I have to make a report that has a count of all of the different possibilities and combinations. I do not need to count non-matches. An example: Person count =1 for  Person with blue-eyes, brown-hair, 5-10, 150-160, Person count 5 with green-eyes, red-hair....

So what I did was to create a tables for each quality (EyeColor, HairColor) and then a table that consisted of the 10 types of qualities (eye_color_id, height_id, weight_id) and populated the Quality Table with every possible combination of every type of quality.

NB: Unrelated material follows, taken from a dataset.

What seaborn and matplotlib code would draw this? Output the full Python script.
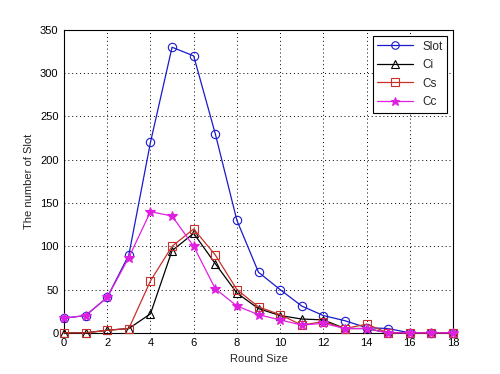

It ended up being 137,700 combinations of eye color, nose length, height, etc... Now I am steping through each record in qualities and performing a find on any person that matches those qualities and keeping the count.

A. Is there a better way to do this as it takes forever to run through.

B. Can I perform a Find within a Find. IE if there are not any people with blue eyes why search through those records. I need something like  if found_set = find(blue eyes) >0 do more searching, else go to find(brown_eyes) etc...

I guess something like @people = find(blue-eyes)

if @people then find @people.with_the_next_qualities_without_searching_the_entire_db

Re: complex find on large dataset

This should probably be done with custom SQL, as this is exactly what SQL does best. I'm no SQL expert, but my first stab would be something like this:

SELECT COUNT(p.id), q.eye_color, q.height, q.weight, . . .
    FROM people AS p
        LEFT OUTER JOIN qualities AS q
        ON q.person_id = p.id
    GROUP BY q.eye_color, q.height, q.weight, . . .

I may be way off on that, try it out.

Once you've got the SQL sorted out, you can wrap it in a custom method in your ActiveRecord model for easy access.

NOTE: With this solution, there is no need for the table with all possible combinations and the query would run much quicker than iterating over each of the combinations.